Another of my personal favorite Boston bands was the Neats. A band that was in the same category as The Flaming Groovies, The Feelies, dBs, and The Clean. Bands that were intelligent and waded in the pool left behind The Velvet Underground's melt down. The Neats add two tracks from their first 45, Caraboo and Harbor Lights. Caraboo begins with primitive jungle drums. The vocals are very reminiscent of Mission of Burma. The guitar work is wide and open like Burma but it is less manipulated and organic. The drums are more rock than marching containing more cymbals that work well off the guitar strumming. Harbor Lights is a slow and ambling song that holds more in concert with Winchester Cathedral  by Rudi Vallee than the Velvets. It is a fun track that is smartly done piece of camp but by no means a throw away.

The last three 45s that appear on the Ace of Hearts comp are from Tomato Monkey and Chaotic Past. Both bands hail from the '90's and not from the prime era of Boston's punk scene. Tomato Monkey is Richie Parsons' band. Parson's formerly in the band Unnatural Axe, a band that was very big in the punk club scene in Boston. Axe had a couple of songs that made a splash in Boston, most notably, Summertime. Tomato Monkey's first track, Mostly Torso, is a punk-ish number that starts with searing guitar feedback and delivers a fast and fierce pace aided by some mad drumming. Joe Transit, the second track, is a slower and countrified blues track. The vocals are calm and easy and the music follows suit. It reminds me of Crazy by Versus and The BoDeans. Nice and easy. Good not great.
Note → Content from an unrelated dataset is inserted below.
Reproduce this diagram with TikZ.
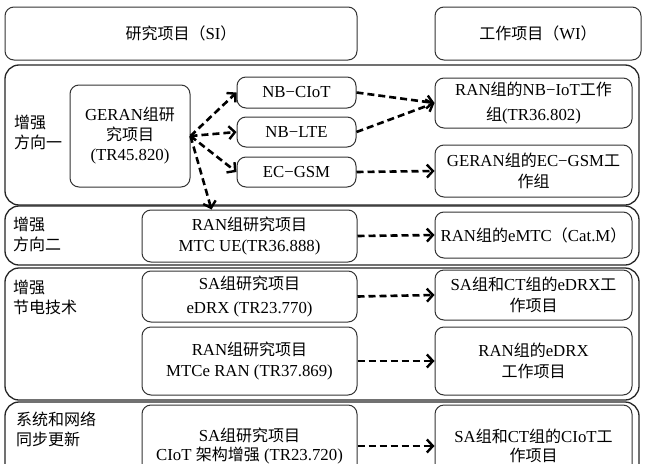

Chaotic Past is from New York and is a later addition to the Ace of Hearts discography. Able rockers that are musically skilled but there is something missing. Sometimes a band with musical talent and chops produces music that is competent but lacks charisma. That is Chaotic Past. The band floats between Goth/Metal, Chili Peppers and 70's stadium rock and Primus. The music to this point on the CD really fit well but the Past's is not on the same par as the preceding music. I don't think Chaotic Past will achieve true classic status as other songs on this CD have and will endure.

This is a great compilation of historic Boston sounds. One gets wrapped up in the music but this is as much about Rick Harte as it is about the bands. Rick Harte and his bands owe each other a debt of gratitude. Harte took the risk and dedicated himself to his artists. The artists need Harte to get their music out. Together they pioneered the "indie" label. Without these independent labels how could these band have gotten known when the major labels wouldn't touch them. It may not seem like a big deal in the era of the I-pod, MP3's, and file sharing. A band doesn't even need a label anymore but in 1978 the indie revolution was just taking off and Harte was at the forefront.

What is rare about Ace of Hearts that I have never heard ill words about Rick Harte or his label from his artists or the local rock constabulary. In a scum-laden business like music where bands are used, abused and left on the roadside of success, it is high praise to Harte and his integrity. Harte's reputation as a producer was to let the band do what they wanted and to help them get the sound they wanted. If you listen to these restored tracks you will hear the dedication in the recording and the re-mastering of the old tapes to the digital format. The music world could use more people like Harte. Producers and labels that put the artists first and hope the money will come and allow them put out more great music.